The most notable corner case is adding a word that already in the trie, but with a lower weight - for example, if we were to call add("apes", 1). In this case, we would have to update the weight of apes, and then the mySubtreeMaxWeight of all its ancestors. This is especially tricky because not all the ancestors would not have the same new value. Be sure to take advantage of parent pointers when writing code specific to this case.
Fortunately, once add is written topMatch becomes very simple. As noted in the above example, the mySubtreeMaxWeight of every node from a prefix node to the node under the prefix node with the highest weight will be the same as that highest weight. Thus, the algorithm to find the top match is simply:
topKMatches is similar, but not quite the same as topMatch. We will still be taking advantage of mySubtreeMaxWeight to quickly navigate to high-weight nodes, but this time, we will have to go down multiple branches instead of just one.
To find the top k matches as quickly as possible, we will use what is known as a search algorithm - keep a PriorityQueue of Nodes, sorted by mySubtreeMaxWeight. Start with just the root in the PriorityQueue, and pop Nodes off the PriorityQueue one by one.

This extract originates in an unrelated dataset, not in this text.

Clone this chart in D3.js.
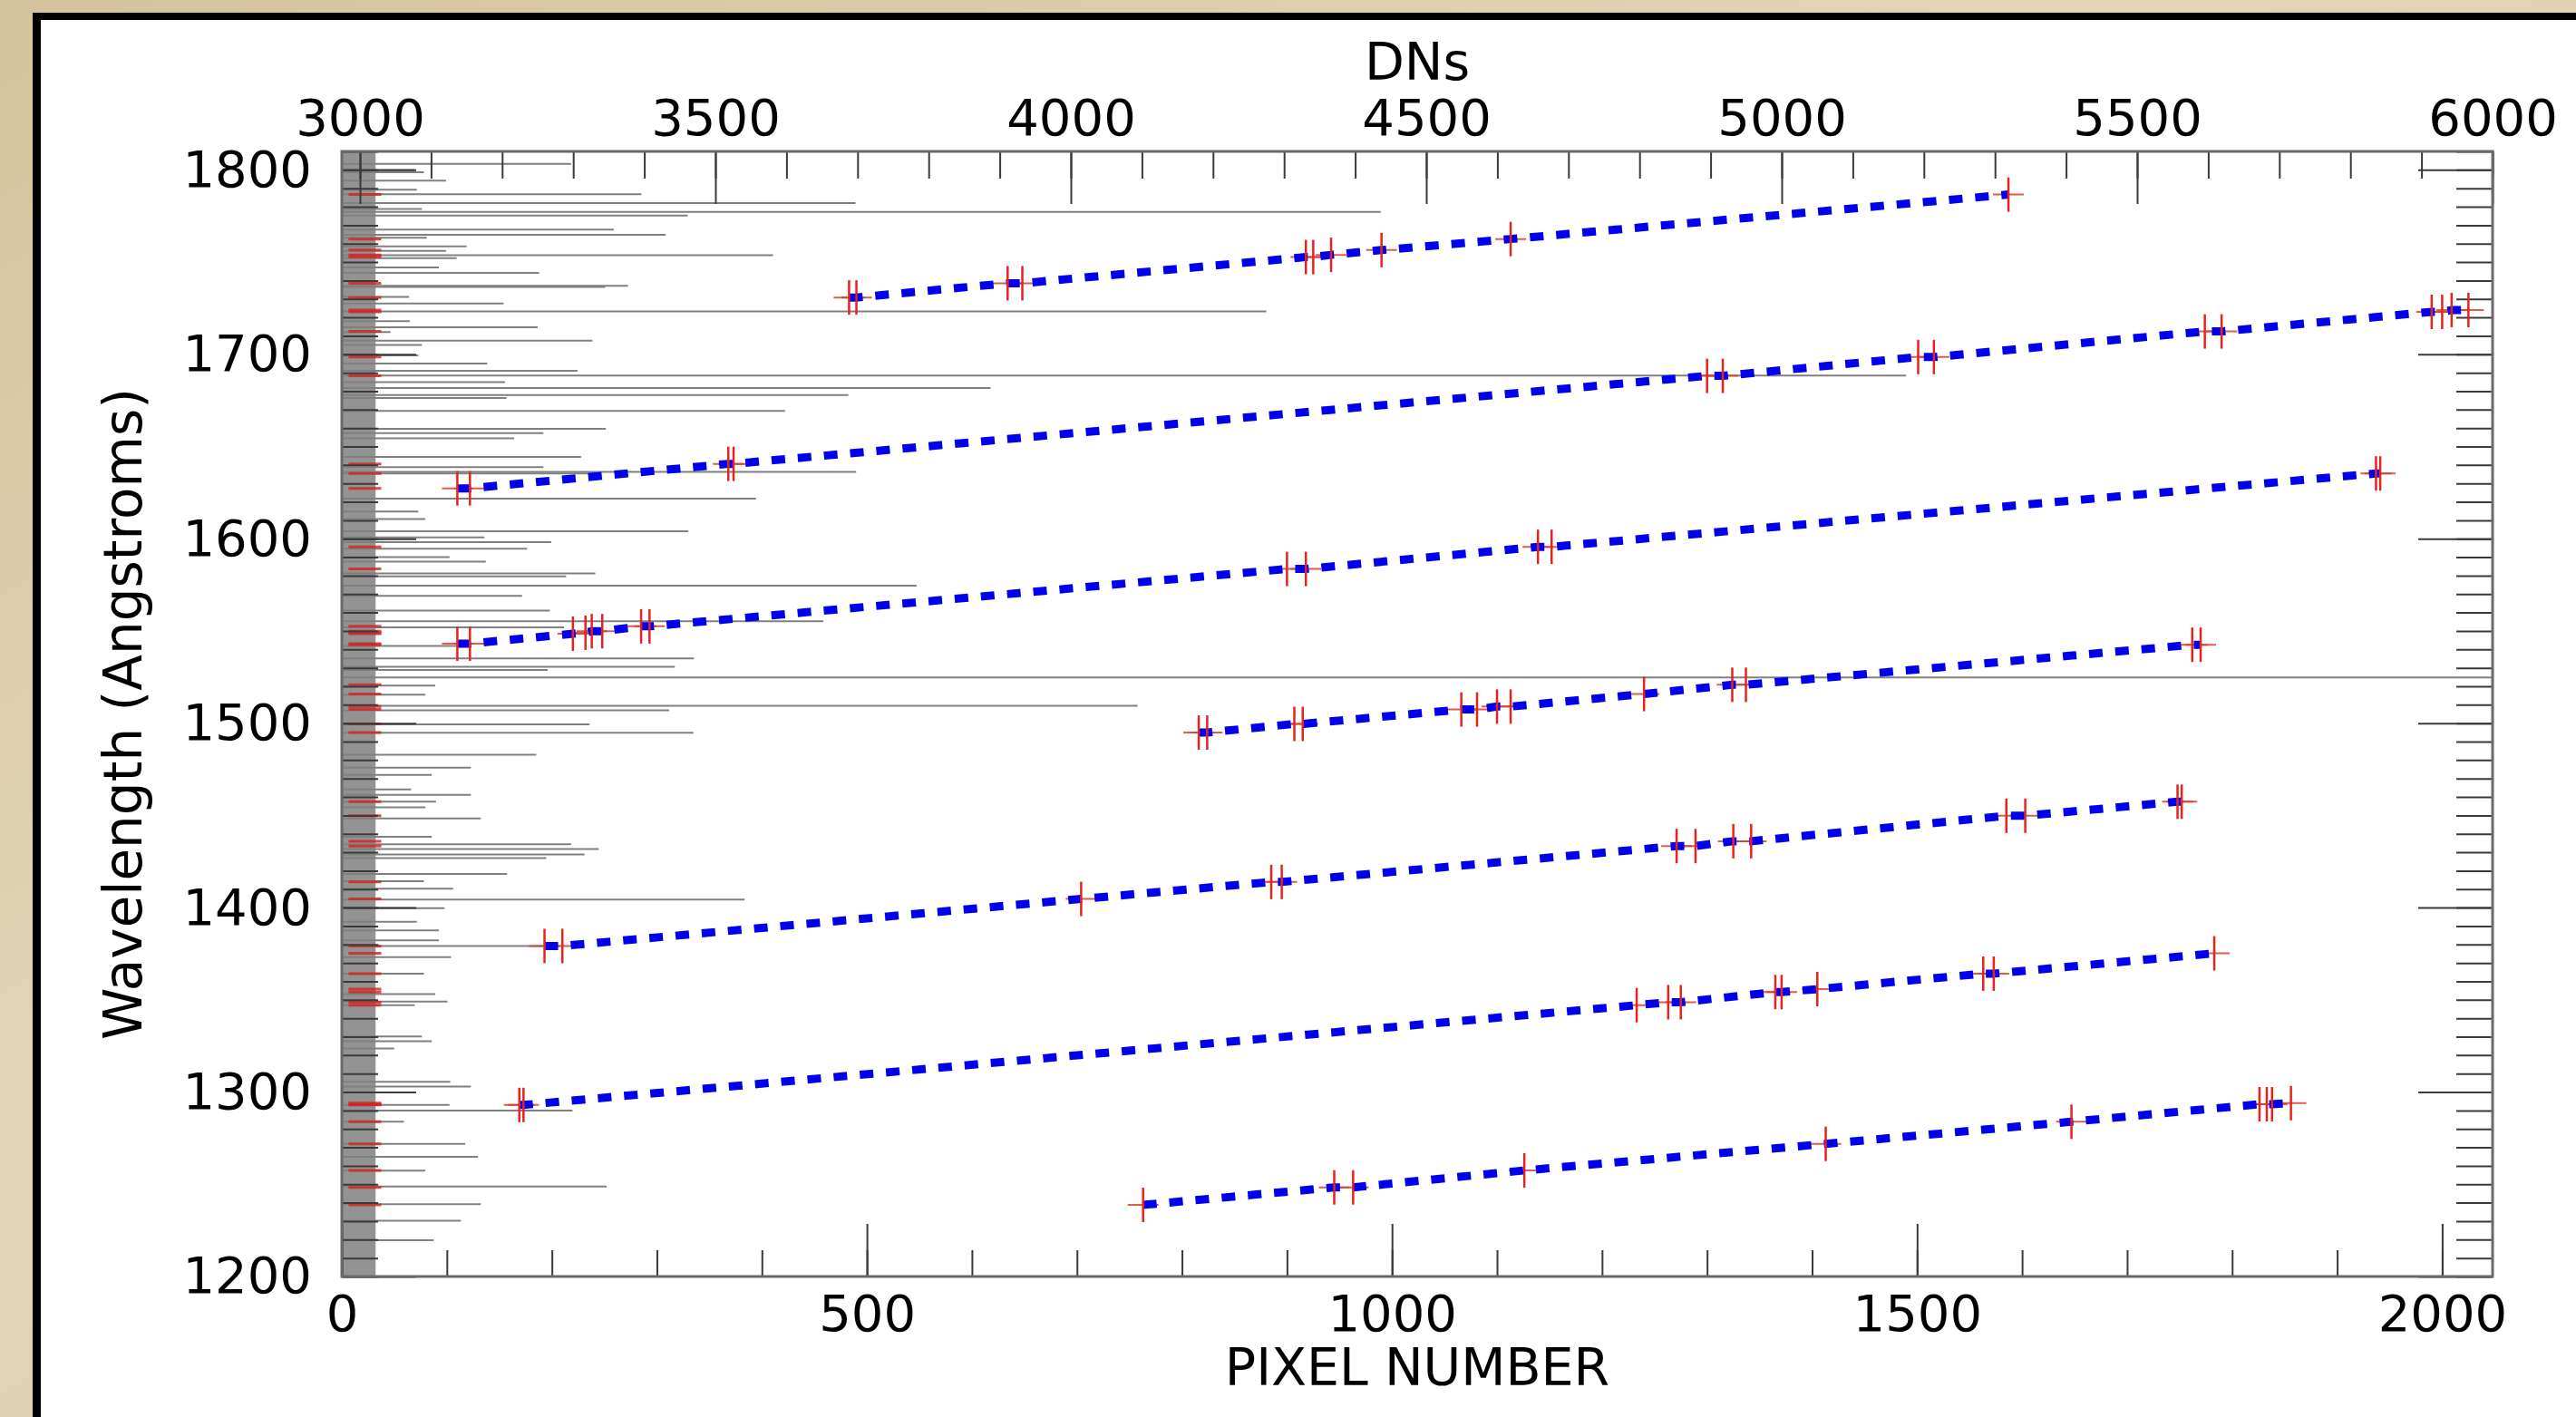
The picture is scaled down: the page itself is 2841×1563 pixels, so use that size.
<!DOCTYPE html>
<html>
<head>
<meta charset="utf-8">
<script src="https://cdnjs.cloudflare.com/ajax/libs/d3/7.8.5/d3.min.js"></script>
<style>
html, body { margin: 0; padding: 0; background: #d8caa6; }
svg { display: block; }
text { font-family: "DejaVu Sans", sans-serif; fill: #000; }
</style>
</head>
<body>
<svg id="chart" width="2841" height="1563"></svg>
<script>

// spectral orders: [pixel number, wavelength (A)] of the identified lines
const orderA = [[483,1730.8],[490,1730.8],[634,1738.5],[648,1738.5],[918,1752.7],[925,1752.7],[942,1753.9],[990,1756.5],[1113,1762.5],[1587,1786.6]];
const orderB = [[110,1627.3],[122,1627.3],[368,1640.6],[373,1640.6],[1300,1688.3],[1315,1688.3],[1501,1698.5],[1516,1698.5],[1774,1712.4],[1790,1712.4],[1990,1723.0],[2000,1723.0],[2009,1724.0],[2025,1724.0]];
const orderC = [[110,1543.1],[122,1543.1],[220,1548.5],[232,1549.0],[238,1549.9],[248,1549.9],[285,1552.5],[293,1552.5],[900,1583.6],[918,1583.6],[1139,1595.6],[1152,1595.6],[1937,1635.4],[1941,1635.4]];
const orderD = [[816,1494.9],[824,1494.9],[907,1499.6],[915,1499.6],[1066,1507.4],[1081,1507.4],[1100,1509.0],[1113,1509.0],[1240,1515.8],[1324,1520.8],[1337,1520.8],[1762,1542.5],[1770,1542.5]];
const orderE = [[193,1379.2],[210,1379.2],[704,1404.7],[885,1413.9],[895,1413.9],[1271,1433.4],[1289,1433.4],[1325,1436.0],[1342,1436.0],[1585,1449.8],[1603,1449.8],[1748,1457.4],[1752,1457.4]];
const orderF = [[169,1293.0],[173,1293.0],[1233,1347.1],[1263,1348.7],[1275,1348.7],[1365,1354.2],[1371,1354.2],[1405,1355.8],[1563,1364.2],[1573,1364.2],[1783,1375.2]];
const orderG = [[763,1238.8],[945,1248.3],[963,1248.3],[1126,1257.5],[1413,1271.9],[1647,1283.9],[1826,1293.4],[1833,1293.4],[1838,1293.4],[1856,1294.0]];

// spectrum lines: [wavelength (A), peak DN]
const spectrumLines = [[1803.3,3297],[1799.9,3077],[1798.7,3090],[1794.2,3121],[1789.2,3080],[1786.8,3396],[1782.0,3697],[1778.8,3087],[1777.2,4436],[1775.2,3461],[1767.6,3357],[1764.8,3430],[1763.2,3094],[1758.5,3150],[1756.1,3121],[1753.7,3581],[1752.1,3136],[1747.1,3111],[1744.1,3252],[1737.1,3377],[1736.5,3345],[1731.1,3069],[1727.6,3202],[1723.2,4275],[1718.0,3070],[1714.6,3250],[1712.0,3043],[1707.4,3327],[1705.0,3087],[1699.4,3082],[1695.0,3179],[1691.0,3306],[1688.5,5175],[1684.9,3204],[1681.7,3887],[1677.9,3687],[1676.3,3206],[1669.3,3598],[1659.6,3346],[1657.2,3258],[1654.4,3217],[1644.4,3311],[1638.8,3258],[1636.2,3698],[1635.4,3336],[1621.7,3557],[1614.7,3082],[1610.7,3092],[1604.1,3462],[1600.7,3175],[1598.1,3269],[1594.6,3235],[1590.0,3126],[1587.6,3177],[1581.2,3331],[1579.6,3290],[1574.6,3783],[1569.0,3228],[1561.0,3267],[1555.3,3652],[1551.9,3287],[1541.9,3136],[1535.1,3470],[1530.5,3443],[1528.8,3264],[1524.8,6100],[1520.4,3106],[1515.4,3092],[1509.4,4094],[1507.0,3435],[1499.4,3323],[1494.8,3469],[1482.9,3248],[1475.9,3156],[1471.9,3101],[1464.1,3072],[1461.1,3156],[1457.4,3107],[1454.4,3092],[1448.4,3170],[1438.4,3101],[1434.4,3297],[1431.8,3336],[1428.8,3316],[1426.8,3262],[1418.3,3207],[1414.3,3090],[1410.3,3131],[1404.3,3541],[1399.7,3119],[1392.3,3080],[1387.6,3111],[1382.2,3111],[1379.2,3258],[1373.2,3128],[1364.2,3090],[1353.1,3106],[1349.1,3123],[1347.1,3077],[1330.1,3087],[1327.5,3101],[1323.6,3048],[1305.6,3127],[1303.0,3156],[1293.0,3126],[1290.0,3299],[1283.9,3062],[1271.9,3148],[1264.9,3166],[1257.4,3092],[1248.8,3347],[1239.2,3170],[1230.2,3142],[1219.7,3104]];

// continuum level of the spectrum (DN)
const continuum = [2974.5, 3022];

// tick values
const pixelMajor = [0, 500, 1000, 1500, 2000];
const dnMajor = [3000, 3500, 4000, 4500, 5000, 5500, 6000];
const wlMajor = [1200, 1300, 1400, 1500, 1600, 1700, 1800];

const orders = [orderA, orderB, orderC, orderD, orderE, orderF, orderG];

const W = 2841, H = 1563;
const plot = {left: 377, right: 2749, top: 167, bottom: 1408};

const svg = d3.select('#chart');

let x = d3.scaleLinear().domain([0, 2048]).range([plot.left, plot.right]);
let xDN = d3.scaleLinear().domain([2974.5, 6000]).range([plot.left, plot.right]);
let y = d3.scaleLinear().domain([1200, 1810]).range([plot.bottom, plot.top]);

// background: parchment + white panel with black border
let defs = svg.append('defs');
let grad = defs.append('linearGradient').attr('id', 'paper')
    .attr('x1', 0).attr('y1', 0).attr('x2', 1).attr('y2', 1);
grad.append('stop').attr('offset', '0%').attr('stop-color', '#d4c39c');
grad.append('stop').attr('offset', '40%').attr('stop-color', '#e2d6b7');
grad.append('stop').attr('offset', '100%').attr('stop-color', '#d6c7a2');

defs.append('clipPath').attr('id', 'plotClip')
    .append('rect')
    .attr('x', plot.left).attr('y', plot.top)
    .attr('width', plot.right - plot.left).attr('height', plot.bottom - plot.top);

svg.append('rect').attr('width', W).attr('height', H).attr('fill', 'url(#paper)');
svg.append('rect').attr('x', 36).attr('y', 14).attr('width', W - 36).attr('height', H - 14).attr('fill', '#000');
svg.append('rect').attr('x', 45).attr('y', 22).attr('width', W - 45).attr('height', H - 22).attr('fill', '#fff');

// spectrum (DN on the top axis vs wavelength)
let spec = svg.append('g').attr('clip-path', 'url(#plotClip)');

spec.append('rect')
    .attr('x', xDN(continuum[0]))
    .attr('y', plot.top)
    .attr('width', xDN(continuum[1]) - xDN(continuum[0]))
    .attr('height', plot.bottom - plot.top)
    .attr('fill', '#939393');

spec.selectAll('.specLine')
    .data(spectrumLines)
    .enter()
    .append('line')
    .classed('specLine', true)
    .attr('x1', xDN(continuum[0]))
    .attr('x2', function(d) { return xDN(d[1]); })
    .attr('y1', function(d) { return y(d[0]); })
    .attr('y2', function(d) { return y(d[0]); })
    .attr('stroke', '#808080')
    .attr('stroke-width', 2);

// identified lines marked in red on the spectrum
let allPoints = d3.merge(orders);
let lineWl = Array.from(new Set(allPoints.map(function(d) { return d[1]; })));

spec.selectAll('.idLine')
    .data(lineWl)
    .enter()
    .append('line')
    .classed('idLine', true)
    .attr('x1', xDN(2984))
    .attr('x2', xDN(3030))
    .attr('y1', function(d) { return y(d); })
    .attr('y2', function(d) { return y(d); })
    .attr('stroke', '#d42222')
    .attr('stroke-width', 3)
    .attr('opacity', 0.8);

// axes (ticks point into the plot)
function styleAxis(g) {
    g.select('.domain').remove();
    g.selectAll('.tick line').attr('stroke', '#3a3a3a').attr('stroke-width', 2);
    g.selectAll('.tick text').attr('font-size', 56).attr('font-family', 'DejaVu Sans');
}

svg.append('g')
    .attr('transform', 'translate(0,' + plot.top + ')')
    .call(d3.axisTop(xDN).tickValues(d3.range(3000, 6001, 100)).tickSize(-30).tickFormat(''))
    .call(styleAxis);
svg.append('g')
    .attr('transform', 'translate(0,' + plot.top + ')')
    .call(d3.axisTop(xDN).tickValues(dnMajor).tickSize(-58).tickPadding(18).tickFormat(d3.format('d')))
    .call(styleAxis);

svg.append('g')
    .attr('transform', 'translate(0,' + plot.bottom + ')')
    .call(d3.axisBottom(x).tickValues(d3.range(0, 2001, 100)).tickSize(-29).tickFormat(''))
    .call(styleAxis);
svg.append('g')
    .attr('transform', 'translate(0,' + plot.bottom + ')')
    .call(d3.axisBottom(x).tickValues(pixelMajor).tickSize(-58).tickPadding(20).tickFormat(d3.format('d')))
    .call(styleAxis);

svg.append('g')
    .attr('transform', 'translate(' + plot.left + ',0)')
    .call(d3.axisLeft(y).tickValues(d3.range(1200, 1811, 10)).tickSize(-40).tickFormat(''))
    .call(styleAxis);
svg.append('g')
    .attr('transform', 'translate(' + plot.left + ',0)')
    .call(d3.axisLeft(y).tickValues(wlMajor).tickSize(-82).tickPadding(33).tickFormat(d3.format('d')))
    .call(styleAxis);

svg.append('g')
    .attr('transform', 'translate(' + plot.right + ',0)')
    .call(d3.axisRight(y).tickValues(d3.range(1200, 1811, 10)).tickSize(-40).tickFormat(''))
    .call(styleAxis);
svg.append('g')
    .attr('transform', 'translate(' + plot.right + ',0)')
    .call(d3.axisRight(y).tickValues(wlMajor).tickSize(-82).tickFormat(''))
    .call(styleAxis);

svg.append('rect')
    .attr('x', plot.left).attr('y', plot.top)
    .attr('width', plot.right - plot.left).attr('height', plot.bottom - plot.top)
    .attr('fill', 'none')
    .attr('stroke', '#6a6a6a')
    .attr('stroke-width', 3);

// data points + dispersion fits
let marks = svg.append('g').attr('clip-path', 'url(#plotClip)');

marks.selectAll('.errX')
    .data(allPoints)
    .enter()
    .append('line')
    .classed('errX', true)
    .attr('x1', function(d) { return x(d[0]) - 17; })
    .attr('x2', function(d) { return x(d[0]) + 17; })
    .attr('y1', function(d) { return y(d[1]); })
    .attr('y2', function(d) { return y(d[1]); })
    .attr('stroke', '#d8402e')
    .attr('stroke-width', 2)
    .attr('opacity', 0.85);

let fitLine = d3.line()
    .x(function(d) { return x(d[0]); })
    .y(function(d) { return y(d[1]); });

marks.selectAll('.fit')
    .data(orders)
    .enter()
    .append('path')
    .classed('fit', true)
    .attr('d', fitLine)
    .attr('fill', 'none')
    .attr('stroke', '#0000ee')
    .attr('stroke-width', 9)
    .attr('stroke-dasharray', '15,14');

marks.selectAll('.errY')
    .data(allPoints)
    .enter()
    .append('line')
    .classed('errY', true)
    .attr('x1', function(d) { return x(d[0]); })
    .attr('x2', function(d) { return x(d[0]); })
    .attr('y1', function(d) { return y(d[1]) - 19; })
    .attr('y2', function(d) { return y(d[1]) + 19; })
    .attr('stroke', '#e8221d')
    .attr('stroke-width', 2.5);

// titles
svg.append('text')
    .attr('x', (plot.left + plot.right) / 2)
    .attr('y', 88)
    .attr('text-anchor', 'middle')
    .attr('font-size', 57)
    .text('DNs');

svg.append('text')
    .attr('x', (plot.left + plot.right) / 2)
    .attr('y', 1528)
    .attr('text-anchor', 'middle')
    .attr('font-size', 57)
    .text('PIXEL NUMBER');

svg.append('text')
    .attr('transform', 'translate(156,' + (plot.top + plot.bottom) / 2 + ')rotate(-90)')
    .attr('text-anchor', 'middle')
    .attr('font-size', 58)
    .text('Wavelength (Angstroms)');

</script>
</body>
</html>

Anytime we pop a node off the PriorityQueue, or "visit" it, we will add all its children to the PriorityQueue. Whenever a visited node is a word, add it to a weight-sorted list of words.
When this list has k words with weight greater than the largest mySubtreeMaxWeight in our priority queue, we know none of the nodes we have yet to explore can have a larger weight than the k words we have found. At that point, we can stop searching and return those k words. If we run out of nodes in the PriorityQueue before we find k words, that means there are not k words in the trie rooted at the prefix.